The template I use (which has evolved over a period of five to six years) is a unique tool, in my estimation. Every output page is full of useful information as opposed to fluff and provides me with a high-quality, comprehensive picture which enhances the task of prudent decision-making. I am very excited about this.
Managing a client’s portfolio is the lifeblood of any successful RIA firm. Therefore, it’s important to know how each and every account is allocated and to have a snapshot of their total holdings. This includes assets held with you as well as those which may be held at another firm for some reason.
It’s equally important to keep abreast of current market conditions. One of the first things I do each business day is turn on CNBC to see if the futures are up or down. I also keep an eye on the U.S. dollar versus other currencies, primarily the euro. Finally, I look at the price of oil. With a picture of my client’s accounts and a view of the markets and the economy, I can determine if I need to make any adjustments.
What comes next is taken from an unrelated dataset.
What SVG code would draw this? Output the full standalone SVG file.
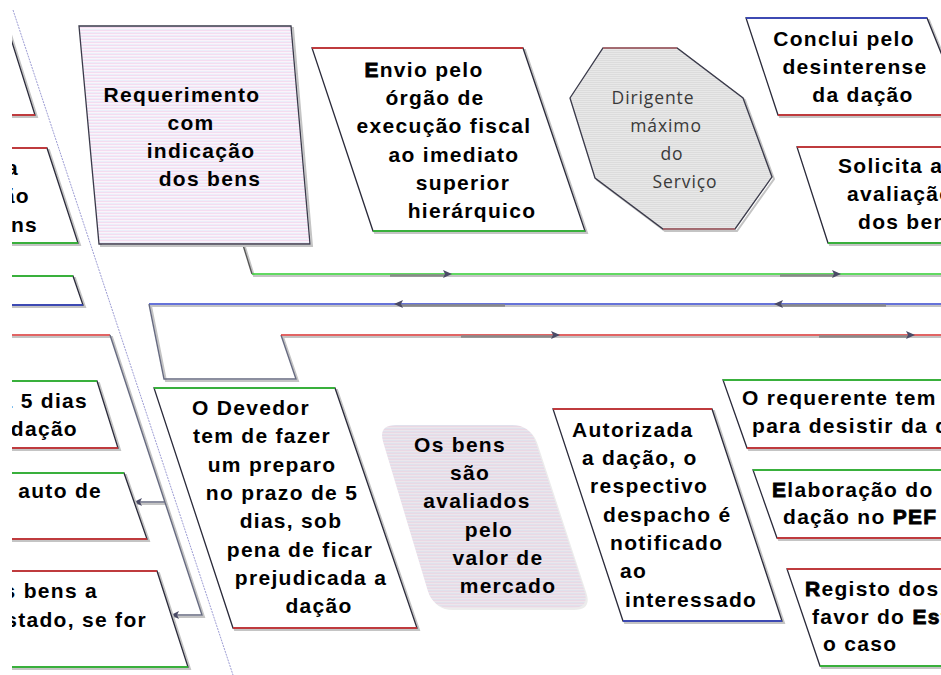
<svg xmlns="http://www.w3.org/2000/svg" width="941" height="675" viewBox="0 0 941 675">
<defs>
<style>
.t{font-family:"Liberation Sans",Arial,sans-serif;font-size:21px;font-weight:bold;letter-spacing:1.3px;fill:#000}
.m{text-anchor:middle}
.e{text-anchor:end}
.g{font-family:"Open Sans","DejaVu Sans",sans-serif;font-size:17.5px;fill:#3a3a3a;letter-spacing:0.9px;text-anchor:middle}
.hb{stroke:#000;stroke-width:0.8}
.box{fill:#fff;stroke:#2a2a3a;stroke-width:1.3}
.sh{fill:none;stroke:#c4c4c4;stroke-width:2}
.eg{stroke:#2ecc2e;stroke-width:1.6;fill:none}
.er{stroke:#e03030;stroke-width:1.6;fill:none}
.eb{stroke:#3344cc;stroke-width:1.6;fill:none}
.ln{fill:none;stroke-width:1.4}
.ash{stroke:#8a8a8a;stroke-width:2.6}
.ah{fill:#4a4a66}
</style>
<pattern id="pinkStripe" width="4" height="3" patternUnits="userSpaceOnUse">
<rect width="4" height="3" fill="#fbf3fa"/>
<rect width="4" height="1" fill="#f4dcf0"/>
<rect y="2" width="4" height="1" fill="#ebeef9"/>
</pattern>
<pattern id="grayStripe" width="4" height="2" patternUnits="userSpaceOnUse">
<rect width="4" height="2" fill="#e8e8e8"/>
<rect width="4" height="1" fill="#dcdcdc"/>
</pattern>
<pattern id="mauveStripe" width="4" height="3" patternUnits="userSpaceOnUse">
<rect width="4" height="3" fill="#ece6ec"/>
<rect width="4" height="1" fill="#ead8e4"/>
<rect y="2" width="4" height="1" fill="#e0e1ec"/>
</pattern>
<clipPath id="frame"><rect x="12" y="0" width="929" height="675"/></clipPath>
</defs>
<rect width="941" height="675" fill="#fff"/>
<g clip-path="url(#frame)">

<!-- diagonal dotted line -->
<line x1="13" y1="10" x2="233" y2="675" stroke="#9c9cd4" stroke-width="1" stroke-dasharray="2,1"/>

<!-- connectors -->
<g id="connectors">
  <path class="sh" d="M245,247 L254,276 L941,276"/>
  <path class="sh" d="M941,306 L151,306 L166,381 L298,381 L283,337 L941,337"/>
  <path class="sh" d="M12,337 L112,337 L204,617 L174,617 M167,504 L137,504"/>
  <path class="ln" stroke="#555" d="M243,245 L252,274"/>
  <path class="ln" stroke="#2ecc2e" d="M252,274 L941,274"/>
  <line class="ash" x1="390" y1="275.5" x2="446" y2="275.5"/>
  <line class="ash" x1="780" y1="275.5" x2="835" y2="275.5"/>
  <polygon class="ah" points="452,274 443,270 445,274 443,278"/>
  <polygon class="ah" points="841,274 832,270 834,274 832,278"/>
  <path class="ln" stroke="#3344cc" d="M941,304 L149,304"/>
  <path class="ln" stroke="#666a80" d="M149,304 L164,379 L296,379 L281,335"/>
  <path class="ln" stroke="#d83030" d="M281,335 L941,335"/>
  <line class="ash" x1="400" y1="305.5" x2="505" y2="305.5"/>
  <line class="ash" x1="780" y1="305.5" x2="886" y2="305.5"/>
  <polygon class="ah" points="394,304 403,300 401,304 403,308"/>
  <polygon class="ah" points="774,304 783,300 781,304 783,308"/>
  <line class="ash" x1="461" y1="336.5" x2="553" y2="336.5"/>
  <line class="ash" x1="819" y1="336.5" x2="908" y2="336.5"/>
  <polygon class="ah" points="560,335 551,331 553,335 551,339"/>
  <polygon class="ah" points="915,335 906,331 908,335 906,339"/>
  <path class="ln" stroke="#d83030" d="M12,335 L110,335"/>
  <path class="ln" stroke="#666a80" d="M110,335 L202,615 L172,615 M165,502 L135,502"/>
  <polygon class="ah" points="134,502 142,498 140,502 142,506"/>
  <polygon class="ah" points="171,615 179,611 177,615 179,619"/>
</g>

<!-- left column partial nodes -->
<g id="left1">
  <polygon class="sh" transform="translate(2,2)" points="-50,20 5,20 35,115 -20,115"/>
  <polygon class="box" points="-50,20 5,20 35,115 -20,115"/>
  <line class="er" x1="-20" y1="115" x2="35" y2="115"/>
</g>
<g id="left2">
  <polygon class="sh" transform="translate(2,2)" points="-50,148 47,148 78,243 -20,243"/>
  <polygon class="box" points="-50,148 47,148 78,243 -20,243"/>
  <line class="er" x1="-50" y1="148" x2="47" y2="148"/>
  <line class="eg" x1="-20" y1="243" x2="78" y2="243"/>
  <text class="t e" x="19" y="175">a</text>
  <text class="t e" x="30" y="203">ão</text>
  <text class="t e" x="38" y="232">ens</text>
</g>
<g id="left3">
  <polygon class="sh" transform="translate(2,2)" points="-50,276 73,276 83,305 -40,305"/>
  <polygon class="box" points="-50,276 73,276 83,305 -40,305"/>
  <line class="eg" x1="-50" y1="276" x2="73" y2="276"/>
  <line class="eb" x1="-40" y1="305" x2="83" y2="305"/>
</g>
<g id="left4">
  <polygon class="sh" transform="translate(2,2)" points="-50,381 97,381 118,448 -30,448"/>
  <polygon class="box" points="-50,381 97,381 118,448 -30,448"/>
  <line class="eg" x1="-50" y1="381" x2="97" y2="381"/>
  <line class="er" x1="-30" y1="448" x2="118" y2="448"/>
  <text class="t e" x="88" y="408">a 5 dias</text>
  <text class="t e" x="78" y="436">dação</text>
</g>
<g id="left5">
  <polygon class="sh" transform="translate(2,2)" points="-50,473 124,473 147,539 -30,539"/>
  <polygon class="box" points="-50,473 124,473 147,539 -30,539"/>
  <line class="eg" x1="-50" y1="473" x2="124" y2="473"/>
  <line class="er" x1="-30" y1="539" x2="147" y2="539"/>
  <text class="t e" x="102" y="498">o auto de</text>
</g>
<g id="left6">
  <polygon class="sh" transform="translate(2,2)" points="-50,571 157,571 188,667 -30,667"/>
  <polygon class="box" points="-50,571 157,571 188,667 -30,667"/>
  <line class="er" x1="-50" y1="571" x2="157" y2="571"/>
  <line class="eg" x1="-30" y1="667" x2="188" y2="667"/>
  <text class="t e" x="98" y="598">os bens a</text>
  <text class="t e" x="147" y="627">Estado, se for</text>
</g>

<!-- Requerimento -->
<g id="requerimento">
  <polygon class="sh" transform="translate(2,2)" points="79,26 291,26 310,244 99,244"/>
  <polygon points="79,26 291,26 310,244 99,244" fill="url(#pinkStripe)" stroke="#3a3a4a" stroke-width="1.3"/>
  <text class="t m" x="182" y="102">Requerimento</text>
  <text class="t m" x="191" y="130">com</text>
  <text class="t m" x="201" y="158">indicação</text>
  <text class="t m" x="210" y="186">dos bens</text>
</g>

<!-- Envio -->
<g id="envio">
  <polygon class="sh" transform="translate(2,2)" points="312,48 523,48 585,231 373,231"/>
  <polygon class="box" points="312,48 523,48 585,231 373,231"/>
  <line class="er" x1="312" y1="48" x2="523" y2="48"/>
  <line class="eg" x1="373" y1="231" x2="585" y2="231"/>
  <text class="t m" x="424" y="77"><tspan class="hb">E</tspan>nvio pelo</text>
  <text class="t m" x="435" y="105">órgão de</text>
  <text class="t m" x="444" y="133">execução fiscal</text>
  <text class="t m" x="454" y="162">ao imediato</text>
  <text class="t m" x="463" y="190">superior</text>
  <text class="t m" x="472" y="218">hierárquico</text>
</g>

<!-- Dirigente (octagon) -->
<g id="dirigente">
  <polygon class="sh" transform="translate(2,2)" points="603,48 677,48 743,98 772,177 735,229 663,229 595,178 570,98"/>
  <polygon points="603,48 677,48 743,98 772,177 735,229 663,229 595,178 570,98" fill="url(#grayStripe)" stroke="#3a3a4a" stroke-width="1.3"/>
  <line stroke="#e07070" stroke-width="1.2" x1="603" y1="48" x2="677" y2="48"/>
  <line stroke="#e07070" stroke-width="1.2" x1="663" y1="229" x2="735" y2="229"/>
  <text class="g" x="653" y="104">Dirigente</text>
  <text class="g" x="666" y="132">máximo</text>
  <text class="g" x="672" y="160">do</text>
  <text class="g" x="685" y="188">Serviço</text>
</g>

<!-- Conclui -->
<g id="conclui">
  <polygon class="sh" transform="translate(2,2)" points="746,18 927,18 966,115 778,115"/>
  <polygon class="box" points="746,18 927,18 966,115 778,115"/>
  <line class="eb" x1="746" y1="18" x2="927" y2="18"/>
  <line class="er" x1="778" y1="115" x2="966" y2="115"/>
  <text class="t m" x="844" y="46">Conclui pelo</text>
  <text class="t m" x="855" y="74">desinterense</text>
  <text class="t m" x="863" y="102">da dação</text>
</g>

<!-- Solicita -->
<g id="solicita">
  <polygon class="sh" transform="translate(2,2)" points="797,147 1000,147 1031,243 828,243"/>
  <polygon class="box" points="797,147 1000,147 1031,243 828,243"/>
  <line class="er" x1="797" y1="147" x2="1000" y2="147"/>
  <line class="eg" x1="828" y1="243" x2="1031" y2="243"/>
  <text class="t" x="838" y="173">Solicita a</text>
  <text class="t" x="847" y="201">avaliação</text>
  <text class="t" x="858" y="229">dos bens</text>
</g>

<!-- O Devedor -->
<g id="devedor">
  <polygon class="sh" transform="translate(2,2)" points="154,388 335,388 417,628 233,628"/>
  <polygon class="box" points="154,388 335,388 417,628 233,628"/>
  <line class="eg" x1="154" y1="388" x2="335" y2="388"/>
  <line class="er" x1="233" y1="628" x2="417" y2="628"/>
  <text class="t m" x="251" y="415">O Devedor</text>
  <text class="t m" x="262" y="443">tem de fazer</text>
  <text class="t m" x="272" y="472">um preparo</text>
  <text class="t m" x="282" y="500">no prazo de 5</text>
  <text class="t m" x="291" y="528">dias, sob</text>
  <text class="t m" x="300" y="557">pena de ficar</text>
  <text class="t m" x="311" y="585">prejudicada a</text>
  <text class="t m" x="319" y="613">dação</text>
</g>

<!-- Os bens -->
<g id="avaliados">
  <path d="M398,427 L514,427 Q532,427 537.6,444 L586.4,593 Q592,610 574,610 L453,610 Q435,610 429.8,593 L385.2,444 Q380,427 398,427 Z" fill="#ececec"/>
  <path d="M396,425 L512,425 Q530,425 535.6,442.1 L584.4,590.9 Q590,608 572,608 L451,608 Q433,608 427.8,590.8 L383.2,442.2 Q378,425 396,425 Z" fill="url(#mauveStripe)"/>
  <text class="t m" x="460" y="452">Os bens</text>
  <text class="t m" x="470" y="480">são</text>
  <text class="t m" x="477" y="508">avaliados</text>
  <text class="t m" x="489" y="537">pelo</text>
  <text class="t m" x="498" y="565">valor de</text>
  <text class="t m" x="508" y="593">mercado</text>
</g>

<!-- Autorizada -->
<g id="autorizada">
  <polygon class="sh" transform="translate(2,2)" points="553,409 712,409 782,621 623,621"/>
  <polygon class="box" points="553,409 712,409 782,621 623,621"/>
  <line class="er" x1="553" y1="409" x2="712" y2="409"/>
  <line class="eb" x1="623" y1="621" x2="782" y2="621"/>
  <text class="t" x="572" y="437">Autorizada</text>
  <text class="t" x="582" y="465">a dação, o</text>
  <text class="t" x="590" y="493">respectivo</text>
  <text class="t" x="603" y="522">despacho é</text>
  <text class="t" x="610" y="550">notificado</text>
  <text class="t" x="620" y="578">ao</text>
  <text class="t" x="625" y="607">interessado</text>
</g>

<!-- O requerente -->
<g id="desistir">
  <polygon class="sh" transform="translate(2,2)" points="723,380 1000,380 1022,448 747,448"/>
  <polygon class="box" points="723,380 1000,380 1022,448 747,448"/>
  <line class="eg" x1="723" y1="380" x2="1000" y2="380"/>
  <line class="er" x1="747" y1="448" x2="1022" y2="448"/>
  <text class="t" x="742" y="405">O requerente tem</text>
  <text class="t" x="752" y="433">para desistir da dação</text>
</g>

<!-- Elaboração -->
<g id="elaboracao">
  <polygon class="sh" transform="translate(2,2)" points="753,470 1000,470 1022,538 777,538"/>
  <polygon class="box" points="753,470 1000,470 1022,538 777,538"/>
  <line class="eg" x1="753" y1="470" x2="1000" y2="470"/>
  <line class="er" x1="777" y1="538" x2="1022" y2="538"/>
  <text class="t" x="772" y="497"><tspan class="hb">E</tspan>laboração do</text>
  <text class="t" x="783" y="524">dação no <tspan class="hb">PEF</tspan></text>
</g>

<!-- Registo -->
<g id="registo">
  <polygon class="sh" transform="translate(2,2)" points="787,569 1000,569 1032,666 820,666"/>
  <polygon class="box" points="787,569 1000,569 1032,666 820,666"/>
  <line class="er" x1="787" y1="569" x2="1000" y2="569"/>
  <line class="eg" x1="820" y1="666" x2="1032" y2="666"/>
  <text class="t" x="805" y="596"><tspan class="hb">R</tspan>egisto dos</text>
  <text class="t" x="812" y="624">favor do <tspan class="hb">Es</tspan>tado</text>
  <text class="t" x="823" y="651">o caso</text>
</g>

</g>
</svg>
For example, earlier this year I bought an oil ETF when oil was around $38 per barrel and later sold when it hit $70. During this time, I also acquired a couple of new clients. Since I had already bought into oil, these new clients didn’t have it in their portfolios. So at one point, I had some clients in and some out of oil. What I needed to be able to do was to see who had it and who didn’t. I could do this by searching for a particular security and viewing the report which shows all accounts that hold it. However, when you consider that each account has a number of different securities, knowing how each is allocated is very important to me. I have developed a method to track this and will share it in a future blog.
So how do you manage this process? How do you keep a close eye on the broad and subcategory allocation of each account under your purview? I’d like to hear your thoughts and, as always, thanks for reading.